Con una impresionante tasa de popularidad del 80%, Lula era prácticamente intocable cuando dejó el poder en 2010, mientras Brasil volaba imparable impulsado por el boom de las materias primas.
Pero hoy, el panorama ha cambiado considerablemente. Con el gigante emergente desplomado, el país lucha para salir de su peor recesión en un siglo cuando se cumple un año de que su sucesora y ahijada política, Dilma Rousseff, fuera destituida acusada de maquillar las cuentas públicas.
¿Única esperanza?
Tampoco los años han tratado mejor a Lula, cuya imagen se ha visto considerablemente empañada por los escándalos de corrupción.
El pasado 12 de julio, el exmandatario fue condenado a nueve años y medio de cárcel por el juez Sergio Moro, a cargo en primera instancia de la investigación Lava Jato sobre una gigantesca red de sobornos en Petrobras.
Erigido por muchos como símbolo de lucha anticorrupción -y enemigo íntimo de Lula-, el popular magistrado congeló también sus bienes y acogió poco después una segunda denuncia en su contra por otro caso relacionado con el mismo escándalo.
El líder de la izquierda rechaza todos los cargos y los atribuye a una tentativa de las «élites» de bloquear su eventual candidatura presidencial.
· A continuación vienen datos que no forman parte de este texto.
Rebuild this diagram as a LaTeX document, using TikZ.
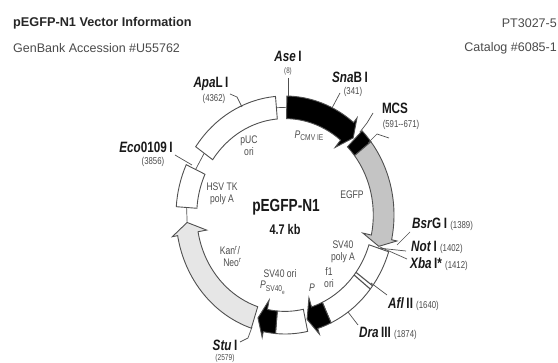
\documentclass[tikz,border=0pt]{standalone}
\usepackage{fontspec}
\setmainfont{Liberation Sans}
\newfontfamily\narrowfont[FakeStretch=0.78]{Liberation Sans}
\usepackage{tikz}
\usetikzlibrary{calc}
\definecolor{linegray}{HTML}{505050}
\definecolor{textgray}{HTML}{4A4A4A}
\definecolor{egfpgray}{HTML}{C4C4C4}
\definecolor{kangray}{HTML}{E6E6E6}
\tikzset{
  band/.style={draw=linegray,line width=0.9pt,line join=miter},
  leader/.style={draw=linegray,line width=0.7pt},
  headtxt/.style={inner sep=0pt,font=\fontsize{12.7}{14}\selectfont\bfseries,text=black!85},
  subtxt/.style={inner sep=0pt,font=\fontsize{12.5}{14}\selectfont,text=textgray},
  sitetxt/.style={inner sep=0pt,font=\narrowfont\fontsize{15}{17}\selectfont\bfseries,text=black!90},
  postxt/.style={inner sep=0pt,font=\narrowfont\fontsize{10}{11}\selectfont,text=textgray},
  feattxt/.style={inner sep=0pt,align=center,font=\narrowfont\fontsize{11}{12}\selectfont,text=black!70},
}
\newcommand{\sitepos}[1]{{\narrowfont\mdseries\upshape\fontsize{10}{11}\selectfont\textcolor{textgray}{#1}}}
\newcommand{\ringbox}[3]{%
  \draw[band,#1] (#2:100) arc[start angle=#2,end angle=#3,radius=100]
    -- (#3:81) arc[start angle=#3,end angle=#2,radius=81] -- cycle;}
\newcommand{\ringarrow}[4]{%
  \draw[band,#1] (#2:100) arc[start angle=#2,end angle=#3,radius=100]
    -- (#3:105) -- (#4:90) -- (#3:73) -- (#3:81)
    arc[start angle=#3,end angle=#2,radius=81] -- cycle;}
\begin{document}
\begin{tikzpicture}[x=1pt,y=-1pt]
\useasboundingbox (0,0) rectangle (558,363);
% header
\node[headtxt,anchor=west] (title) at (13,23) {pEGFP-N1 Vector Information};
\node[subtxt,anchor=west] (genbank) at (13,48) {GenBank Accession \#U55762};
\node[subtxt,anchor=east] (partno) at (557,23) {PT3027-5};
\node[subtxt,anchor=east] (catalog) at (557,48) {Catalog \#6085-1};
% ring
\begin{scope}[shift={(285,215)},x=1.09pt,y=1.19pt]
  \ringarrow{fill=black}{89}{51}{46}
  \ringbox{fill=black}{45}{38}
  \ringarrow{fill=egfpgray}{38}{-12}{-17}
  \ringbox{fill=white}{-18}{-65}
  \ringarrow{fill=black}{-65}{-72.5}{-77}
  \ringbox{fill=white}{-78}{-95}
  \ringarrow{fill=black}{-95}{-101.5}{-106}
  \ringarrow{fill=kangray}{252}{190}{184}
  \ringbox{fill=white}{155}{176}
  \ringbox{fill=white}{95}{145}
  % joins between the segments
  \draw[leader] (95:90.5) -- (89:90.5);
  \draw[leader] (145:90.5) -- (155:90.5);
  \draw[leader] (176:90.5) -- (184:90);
  % double bar of the Afl II site
  \draw[leader,line width=1.1pt] (-36.5:81) -- (-36.5:100);
  \draw[leader,line width=1.1pt] (-38.5:81) -- (-38.5:100);
\end{scope}
% sites
\node[sitetxt] (ase) at (288,56.5) {\textit{Ase}\,I};
\node[postxt,font=\narrowfont\fontsize{8}{9}\selectfont] (asepos) at (288,71) {(8)};
\node[sitetxt] (sna) at (350,77) {\textit{Sna}B\,I};
\node[postxt] (snapos) at (353,91.5) {(341)};
\node[sitetxt] (mcs) at (395,108) {MCS};
\node[postxt] (mcspos) at (401,125) {(591--671)};
\node[sitetxt,anchor=west] (bsr) at (412,224) {\textit{Bsr}G\,I \sitepos{(1389)}};
\node[sitetxt,anchor=west] (not) at (411,247) {\textit{Not}\,I \sitepos{(1402)}};
\node[sitetxt,anchor=west] (xba) at (410,264) {\textit{Xba}\,I* \sitepos{(1412)}};
\node[sitetxt,anchor=west] (afl) at (388,304) {\textit{Afl}\,II \sitepos{(1640)}};
\node[sitetxt,anchor=west] (dra) at (359,333) {\textit{Dra}\,III \sitepos{(1874)}};
\node[sitetxt] (stu) at (225,345.5) {\textit{Stu}\,I};
\node[postxt,font=\narrowfont\fontsize{8.5}{9}\selectfont] (stupos) at (225,358.5) {(2579)};
\node[sitetxt] (eco) at (146,147) {\textit{Eco}0109\,I};
\node[postxt] (ecopos) at (153,161.5) {(3856)};
\node[sitetxt] (apa) at (211,84) {\textit{Apa}L\,I};
\node[postxt] (apapos) at (214,98.5) {(4362)};
% free ends of the leaders
\coordinate (asetop) at (288,78);
\coordinate (asefoot) at (288,96);
\coordinate (snatop) at (340,93);
\coordinate (snafoot) at (332,108);
\coordinate (mcsa) at (360,132);
\coordinate (mcsb) at (367,123);
\coordinate (mcsc) at (373,113);
\coordinate (mcsd) at (368,143);
\coordinate (mcse) at (377,134);
\coordinate (mcsf) at (389,138);
\coordinate (bsrtop) at (410,232);
\coordinate (bsrfoot) at (397,245);
\coordinate (nottop) at (406,251);
\coordinate (notfoot) at (378,248);
\coordinate (xbatop) at (407,259);
\coordinate (xbafoot) at (380,247);
\coordinate (afltop) at (387,295);
\coordinate (aflfoot) at (371,283);
\coordinate (dratop) at (358,325);
\coordinate (drafoot) at (348,312);
\coordinate (stua) at (252,327);
\coordinate (stub) at (248,338);
\coordinate (stuc) at (240,342);
\coordinate (ecotop) at (175,155);
\coordinate (ecofoot) at (192,165);
\coordinate (apaa) at (230,94);
\coordinate (apab) at (237,97);
\coordinate (apac) at (242,107);
\draw[leader] (asetop) -- (asefoot);
\draw[leader] (snatop) -- (snafoot);
\draw[leader] (mcsa) -- (mcsb) -- (mcsc);
\draw[leader] (mcsd) -- (mcse) -- (mcsf);
\draw[leader] (bsrtop) -- (bsrfoot);
\draw[leader] (nottop) -- (notfoot);
\draw[leader] (xbatop) -- (xbafoot);
\draw[leader] (afltop) -- (aflfoot);
\draw[leader] (dratop) -- (drafoot);
\draw[leader] (stua) -- (stub) -- (stuc);
\draw[leader] (ecotop) -- (ecofoot);
\draw[leader] (apaa) -- (apab) -- (apac);
% features
\node[feattxt] (puc) at (249,146) {pUC\\ori};
\node[feattxt] (pcmv) at (309,136) {\textit{P}\raisebox{-2pt}{\fontsize{8.5}{9}\selectfont CMV IE}};
\node[feattxt] (egfp) at (352,195) {EGFP};
\node[feattxt] (polya) at (343,252) {SV40\\poly A};
\node[feattxt] (fone) at (329,278) {f1\\ori};
\node[feattxt] (psmall) at (312,288) {\textit{P}};
\node[feattxt] (svori) at (280,274) {SV40 ori};
\node[feattxt,anchor=west] (psv) at (260,288) {\textit{P}\raisebox{-3pt}{\fontsize{8.5}{9}\selectfont SV40\raisebox{-2pt}{\textsubscript{e}}}};
\node[feattxt] (kan) at (230,256) {Kan\textsuperscript{r}/\\\ \ Neo\textsuperscript{r}};
\node[feattxt] (hsv) at (222,194) {HSV TK\\poly A};
\node[inner sep=0pt,font=\narrowfont\fontsize{17.5}{19}\selectfont\bfseries,text=black!90] (name) at (286,207) {pEGFP-N1};
\node[inner sep=0pt,font=\narrowfont\fontsize{14}{16}\selectfont\bfseries,text=black!90] (size) at (285,229) {4.7 kb};
\end{tikzpicture}
\end{document}
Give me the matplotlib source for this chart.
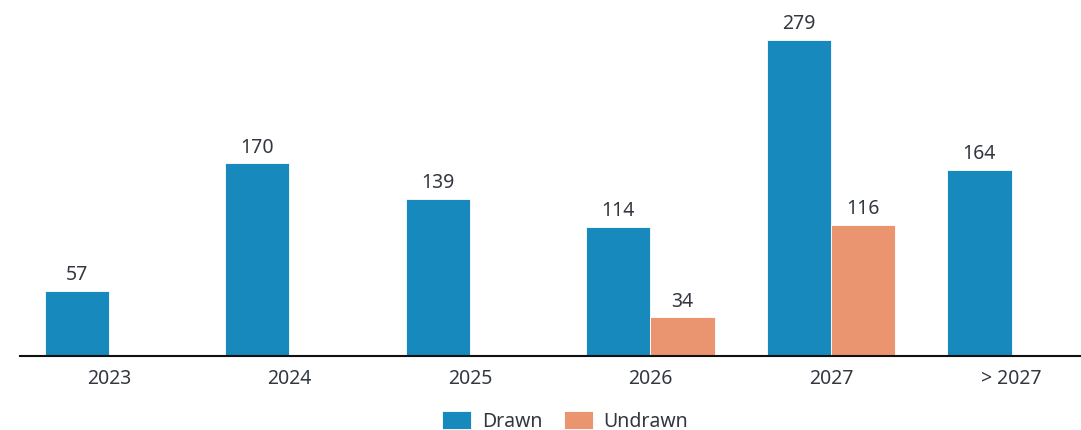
import matplotlib
matplotlib.use("Agg")
import matplotlib.pyplot as plt
import numpy as np

categories = ["2023", "2024", "2025", "2026", "2027", "> 2027"]
drawn = [57, 170, 139, 114, 279, 164]
undrawn = [None, None, None, 34, 116, None]

blue = "#1789BC"
orange = "#EA9570"
txt = "#333840"

plt.rcParams['font.family'] = ['Noto Sans', 'DejaVu Sans']
FS = 14

fig = plt.figure(figsize=(10.81, 4.31), dpi=100)
W, H = 1081, 431
bottom = 74
ax = fig.add_axes([20 / W, bottom / H, (1081 - 20) / W, (431 - bottom) / H])

x = np.arange(len(categories))
bw = 0.355
for i, v in enumerate(drawn):
    ax.bar(i - bw / 2, v, width=bw, color=blue, edgecolor="white", linewidth=0.6,
           label="Drawn" if i == 0 else None)
    ax.annotate(str(v), (i - bw / 2, v), xytext=(0, 5), textcoords="offset points",
                ha="center", va="bottom", fontsize=FS, color=txt)
first = True
for i, v in enumerate(undrawn):
    if v is None:
        continue
    ax.bar(i + bw / 2, v, width=bw, color=orange, edgecolor="white", linewidth=0.6,
           label="Undrawn" if first else None)
    first = False
    ax.annotate(str(v), (i + bw / 2, v), xytext=(0, 5), textcoords="offset points",
                ha="center", va="bottom", fontsize=FS, color=txt)

ax.set_xlim(-0.493, 5.385)
ax.set_ylim(0, (431 - bottom) / 1.1326)
ax.set_xticks(x)
ax.set_xticklabels(categories, fontsize=FS, color=txt)
ax.tick_params(axis="x", length=0, pad=8.5)
ax.set_yticks([])
for s in ["top", "right", "left"]:
    ax.spines[s].set_visible(False)
ax.spines["bottom"].set_color("#111111")
ax.spines["bottom"].set_linewidth(1.5)

fig.legend(loc="center", bbox_to_anchor=(565 / W, 1 - 422 / H), ncol=2, frameon=False,
           fontsize=FS, handlelength=1.5, handleheight=1.05, columnspacing=1.1,
           handletextpad=0.55, labelcolor=txt, borderpad=0.2)

fig.savefig("out.png", dpi=100)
Eso ocurriría, en principio, si el fallo fuese confirmado en segunda instancia.
Mientras, los sondeos siguen situándole en cabeza en caso de que pueda presentarse, aunque los resultados deben leerse con cautela, ya que Lula es también la figura que despierta un mayor rechazo y analistas estiman que su ventaja podría fundirse cuando otros candidatos se lancen oficialmente a la carrera.
Aunque, pese a todas las polémicas, Lula es visto por muchos como la única esperanza del Partido de los Trabajadores (PT) para recuperarse del revés histórico sufrido en las elecciones municipales del pasado octubre.
«Esta caravana en el nordeste tiene un doble propósito: contestar la condena, dando la imagen de que una persona tan adorada no puede ir a prisión, además de movilizar a las tropas del PT, que precisa de su carisma para sobrevivir», analizó Paulo Moura.